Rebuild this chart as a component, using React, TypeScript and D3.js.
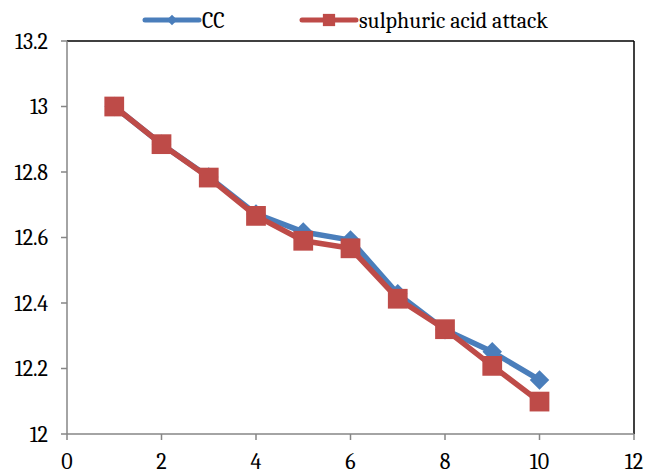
import React from 'react';
import * as d3 from 'd3';

const xValues = [1, 2, 3, 4, 5, 6, 7, 8, 9, 10];
const ccValues = [13.0, 12.885, 12.785, 12.672, 12.617, 12.592, 12.428, 12.318, 12.251, 12.165];
const acidValues = [13.0, 12.885, 12.783, 12.666, 12.59, 12.567, 12.413, 12.32, 12.208, 12.099];
const xTicks = [0, 2, 4, 6, 8, 10, 12];
const yTicks = [12, 12.2, 12.4, 12.6, 12.8, 13, 13.2];

const W = 646;
const H = 474;
const margin = { top: 41, right: 12, bottom: 40, left: 67 };
const font = "Cambria, 'Liberation Serif', serif";

const App = () => {
  const x = d3.scaleLinear().domain([0, 12]).range([margin.left, W - margin.right]);
  const y = d3.scaleLinear().domain([12, 13.2]).range([H - margin.bottom, margin.top]);

  const line = d3.line<number>()
    .x((d, i) => x(xValues[i]))
    .y(d => y(d));

  const series = [
    { name: 'CC', values: ccValues, color: '#4A7EBB', legendX: 145 },
    { name: 'sulphuric acid attack', values: acidValues, color: '#BE4B48', legendX: 302 },
  ];

  const diamond = d3.symbol().type(d3.symbolSquare).size(190)();
  const square = d3.symbol().type(d3.symbolSquare).size(390)();

  return (
    <svg width={W} height={H} style={{ position: 'absolute', left: 0, top: 0, background: '#fff' }}>
      {/* plot frame */}
      <line x1={x(0)} x2={x(12)} y1={y(13.2)} y2={y(13.2)} stroke="#000" strokeWidth={1.5} />
      <line x1={x(12)} x2={x(12)} y1={y(13.2)} y2={y(12)} stroke="#000" strokeWidth={1.5} />
      <line x1={x(0)} x2={x(0)} y1={y(13.2)} y2={y(12)} stroke="#868686" strokeWidth={1.5} />
      <line x1={x(0)} x2={x(12)} y1={y(12)} y2={y(12)} stroke="#868686" strokeWidth={1.5} />

      {yTicks.map(t => (
        <g key={'y' + t}>
          <line x1={x(0) - 6} x2={x(0)} y1={y(t)} y2={y(t)} stroke="#868686" strokeWidth={1.5} />
          <text x={x(0) - 19} y={y(t)} dy="0.35em" textAnchor="end" fontFamily={font} fontSize={22}>
            {d3.format('')(t)}
          </text>
        </g>
      ))}
      {xTicks.map(t => (
        <g key={'x' + t}>
          <line x1={x(t)} x2={x(t)} y1={y(12)} y2={y(12) + 6} stroke="#868686" strokeWidth={1.5} />
          <text x={x(t)} y={y(12) + 35} textAnchor="middle" fontFamily={font} fontSize={22}>
            {t}
          </text>
        </g>
      ))}

      {series.map((s, si) => (
        <g key={s.name}>
          <path d={line(s.values) || ''} fill="none" stroke={s.color} strokeWidth={5.5} strokeLinejoin="round" />
          {s.values.map((v, i) => (
            <path
              key={i}
              d={si === 0 ? diamond : square}
              transform={`translate(${x(xValues[i])},${y(v)})${si === 0 ? ' rotate(45)' : ''}`}
              fill={s.color}
            />
          ))}
        </g>
      ))}

      {/* legend */}
      {series.map((s, si) => {
        const lx = s.legendX;
        return (
          <g key={'leg' + s.name}>
            <line x1={lx} x2={lx + 54} y1={20} y2={20} stroke={s.color} strokeWidth={5} strokeLinecap="round" />
            <path d={si === 0 ? d3.symbol().type(d3.symbolSquare).size(55)() : d3.symbol().type(d3.symbolSquare).size(150)()}
              transform={`translate(${lx + 27},20)${si === 0 ? ' rotate(45)' : ''}`} fill={s.color} />
            <text x={lx + 57} y={20} dy="0.35em" fontFamily={font} fontSize={22}>{s.name}</text>
          </g>
        );
      })}
    </svg>
  );
};

export default App;
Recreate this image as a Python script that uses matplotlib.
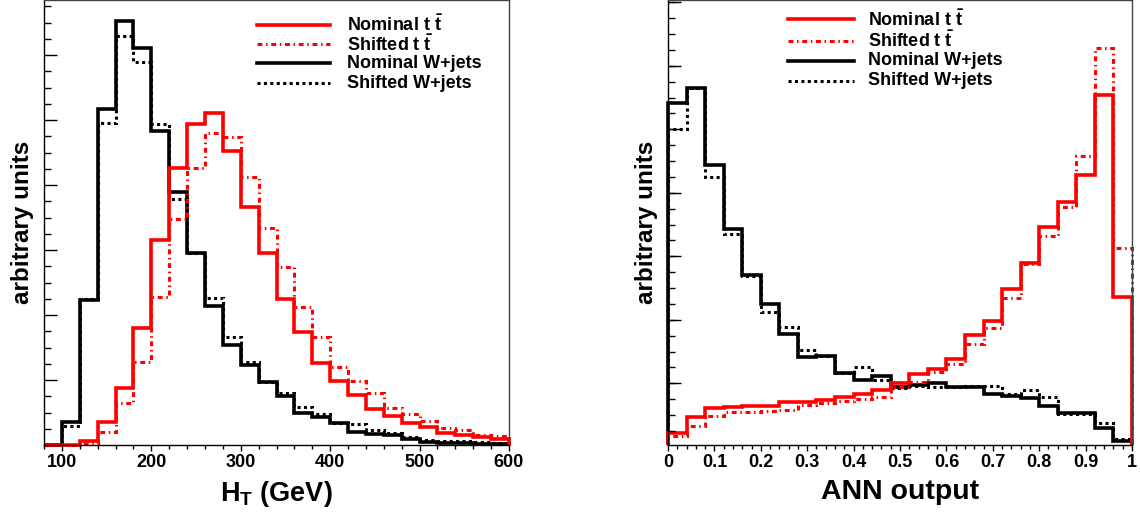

• [WHAT IS REQUIRED] Copy out each line exactly, without the pictures.

• [FINAL ANSWER]
Rebuild this chart as a component, using React, TypeScript and D3.js.
import React from 'react';
import * as d3 from 'd3';

const xValues = [1, 2, 3, 4, 5, 6, 7, 8, 9, 10];
const ccValues = [13.0, 12.885, 12.785, 12.672, 12.617, 12.592, 12.428, 12.318, 12.251, 12.165];
const acidValues = [13.0, 12.885, 12.783, 12.666, 12.59, 12.567, 12.413, 12.32, 12.208, 12.099];
const xTicks = [0, 2, 4, 6, 8, 10, 12];
const yTicks = [12, 12.2, 12.4, 12.6, 12.8, 13, 13.2];

const W = 646;
const H = 474;
const margin = { top: 41, right: 12, bottom: 40, left: 67 };
const font = "Cambria, 'Liberation Serif', serif";

const App = () => {
  const x = d3.scaleLinear().domain([0, 12]).range([margin.left, W - margin.right]);
  const y = d3.scaleLinear().domain([12, 13.2]).range([H - margin.bottom, margin.top]);

  const line = d3.line<number>()
    .x((d, i) => x(xValues[i]))
    .y(d => y(d));

  const series = [
    { name: 'CC', values: ccValues, color: '#4A7EBB', legendX: 145 },
    { name: 'sulphuric acid attack', values: acidValues, color: '#BE4B48', legendX: 302 },
  ];

  const diamond = d3.symbol().type(d3.symbolSquare).size(190)();
  const square = d3.symbol().type(d3.symbolSquare).size(390)();

  return (
    <svg width={W} height={H} style={{ position: 'absolute', left: 0, top: 0, background: '#fff' }}>
      {/* plot frame */}
      <line x1={x(0)} x2={x(12)} y1={y(13.2)} y2={y(13.2)} stroke="#000" strokeWidth={1.5} />
      <line x1={x(12)} x2={x(12)} y1={y(13.2)} y2={y(12)} stroke="#000" strokeWidth={1.5} />
      <line x1={x(0)} x2={x(0)} y1={y(13.2)} y2={y(12)} stroke="#868686" strokeWidth={1.5} />
      <line x1={x(0)} x2={x(12)} y1={y(12)} y2={y(12)} stroke="#868686" strokeWidth={1.5} />

      {yTicks.map(t => (
        <g key={'y' + t}>
          <line x1={x(0) - 6} x2={x(0)} y1={y(t)} y2={y(t)} stroke="#868686" strokeWidth={1.5} />
          <text x={x(0) - 19} y={y(t)} dy="0.35em" textAnchor="end" fontFamily={font} fontSize={22}>
            {d3.format('')(t)}
          </text>
        </g>
      ))}
      {xTicks.map(t => (
        <g key={'x' + t}>
          <line x1={x(t)} x2={x(t)} y1={y(12)} y2={y(12) + 6} stroke="#868686" strokeWidth={1.5} />
          <text x={x(t)} y={y(12) + 35} textAnchor="middle" fontFamily={font} fontSize={22}>
            {t}
          </text>
        </g>
      ))}

      {series.map((s, si) => (
        <g key={s.name}>
          <path d={line(s.values) || ''} fill="none" stroke={s.color} strokeWidth={5.5} strokeLinejoin="round" />
          {s.values.map((v, i) => (
            <path
              key={i}
              d={si === 0 ? diamond : square}
              transform={`translate(${x(xValues[i])},${y(v)})${si === 0 ? ' rotate(45)' : ''}`}
              fill={s.color}
            />
          ))}
        </g>
      ))}

      {/* legend */}
      {series.map((s, si) => {
        const lx = s.legendX;
        return (
          <g key={'leg' + s.name}>
            <line x1={lx} x2={lx + 54} y1={20} y2={20} stroke={s.color} strokeWidth={5} strokeLinecap="round" />
            <path d={si === 0 ? d3.symbol().type(d3.symbolSquare).size(55)() : d3.symbol().type(d3.symbolSquare).size(150)()}
              transform={`translate(${lx + 27},20)${si === 0 ? ' rotate(45)' : ''}`} fill={s.color} />
            <text x={lx + 57} y={20} dy="0.35em" fontFamily={font} fontSize={22}>{s.name}</text>
          </g>
        );
      })}
    </svg>
  );
};

export default App;
Recreate this image as a Python script that uses matplotlib.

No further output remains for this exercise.